In the previous year the Regimental Officers’ Team won the Inter-Regimental Bayonet Fighting Cup, beating the R.M.A., with its large complement of officers to select from, in the final. This was the only occasion on which the Cup was wrested from the Regulars or Navy.

The Light-Weight Tug-of-War Team in 1904 became the permanent possessors of the R.M.T. Cup, which they had won three times in four years.

“Daily Telegraph” Cup.

In 1902 the Corps secured an honour for which it had striven for many years, and which, although as a rule honourably placed in the strenuous competition, it had never yet succeeded in obtaining. This was the Daily Telegraph Cup for marching and shooting, competed for at the Home District Rifle Meeting by teams from most of the battalions of regulars and volunteers in the district. And now, under the leadership of Captain F. J. Brett, supported by Sergeant W. H. D. Clarke, it was won four years in succession, a feat never performed by any other battalion.

1904.

In 1904, Colonel Tytheridge resigned and the Earl of Arran, late Captain, Royal Horse Guards, was appointed Commanding Officer. Captain and Hon. Major E. Merrick and Captain R. G. Hayes were promoted Field Officers.

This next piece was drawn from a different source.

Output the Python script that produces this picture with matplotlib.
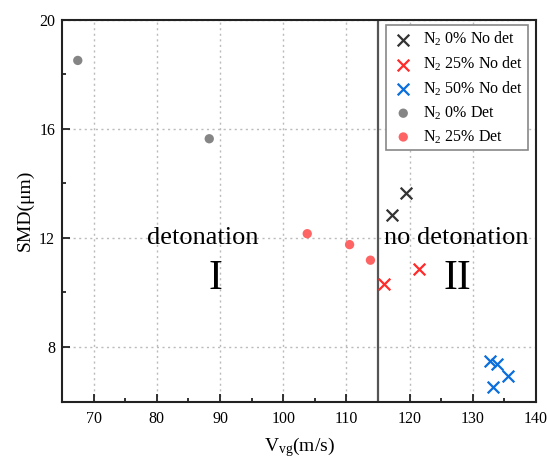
import matplotlib
matplotlib.use("Agg")
import matplotlib.pyplot as plt
from matplotlib.ticker import MultipleLocator

plt.rcParams['font.family'] = ['Liberation Serif', 'DejaVu Serif']
plt.rcParams['mathtext.fontset'] = 'custom'
plt.rcParams['mathtext.rm'] = 'Liberation Serif'
plt.rcParams['mathtext.it'] = 'Liberation Serif'

# Data
n0_nodet_x = [117.2, 119.5]
n0_nodet_y = [12.85, 13.65]
n25_nodet_x = [116.0, 121.5]
n25_nodet_y = [10.29, 10.87]
n50_nodet_x = [132.7, 133.8, 135.5, 133.2]
n50_nodet_y = [7.47, 7.36, 6.92, 6.53]
n0_det_x = [67.5, 88.3]
n0_det_y = [18.5, 15.63]
n25_det_x = [103.8, 110.5, 113.8]
n25_det_y = [12.15, 11.75, 11.18]
boundary_x = 115

fig = plt.figure(figsize=(5.47, 4.61), dpi=100)
ax = fig.add_axes([0.1133, 0.129, 0.8667, 0.8287])

ax.scatter(n0_nodet_x, n0_nodet_y, marker='x', s=70, color='#333333', linewidths=1.6,
           label=r'N$_2$ 0% No det', zorder=3)
ax.scatter(n25_nodet_x, n25_nodet_y, marker='x', s=70, color='#ff2a2a', linewidths=1.6,
           label=r'N$_2$ 25% No det', zorder=3)
ax.scatter(n50_nodet_x, n50_nodet_y, marker='x', s=70, color='#0a6fdc', linewidths=1.6,
           label=r'N$_2$ 50% No det', zorder=3)
ax.scatter(n0_det_x, n0_det_y, marker='o', s=45, color='#858585', edgecolors='none',
           label=r'N$_2$ 0% Det', zorder=3)
ax.scatter(n25_det_x, n25_det_y, marker='o', s=45, color='#ff6464', edgecolors='none',
           label=r'N$_2$ 25% Det', zorder=3)

ax.axvline(boundary_x, color='#555555', lw=1.6, zorder=2)

ax.set_xlim(65, 140)
ax.set_ylim(6, 20)
ax.xaxis.set_major_locator(MultipleLocator(10))
ax.xaxis.set_minor_locator(MultipleLocator(5))
ax.yaxis.set_major_locator(MultipleLocator(4))
ax.yaxis.set_minor_locator(MultipleLocator(2))
ax.tick_params(which='both', direction='in', labelsize=11.5, width=1.3, color='#222222')
ax.tick_params(which='major', length=6)
ax.tick_params(which='minor', length=3)
ax.tick_params(axis='x', pad=7)
ax.tick_params(axis='y', pad=5)
ax.grid(True, which='major', linestyle=(0, (1.5, 2.5)), color='#bbbbbb', lw=1)
for sp in ax.spines.values():
    sp.set_linewidth(1.5)
    sp.set_color('#222222')

ax.set_xlabel(r'V$_{\mathrm{vg}}$(m/s)', fontsize=14, labelpad=6)
ax.set_ylabel('SMD(μm)', fontsize=14, labelpad=4)

ax.text(87.2, 12.0, 'detonation', fontsize=19, ha='center', va='center')
ax.text(89.2, 10.5, 'I', fontsize=30, ha='center', va='center')
ax.text(127.4, 12.0, 'no detonation', fontsize=19, ha='center', va='center')
ax.text(127.6, 10.5, 'II', fontsize=30, ha='center', va='center')

leg = ax.legend(loc='upper right', fontsize=11.5, frameon=True, fancybox=False,
                edgecolor='#888888', framealpha=1, borderpad=0.3, handletextpad=0.45,
                labelspacing=0.4, handlelength=1.6, borderaxespad=0,
                bbox_to_anchor=(0.983, 0.985))
leg.get_frame().set_linewidth(1.2)

fig.savefig('out.png', dpi=100)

At the end of 1906 the Field Army Brigades were abolished, as preparations were then being made for a much greater call upon volunteers than that entailed by the existing scheme of Home Defence.

Troubled by the incessant cry for economy in military expenditure from their supporters on one side and the imminence of a European war with insufficient military strength on the other, the Government turned again to the Volunteer Force for aid.

The Territorial and Reserve Forces Act, 1907.

The Territorial and Reserve Forces Act was passed in 1907, by which the Force might at once become an integral part of the Army on a threat of war.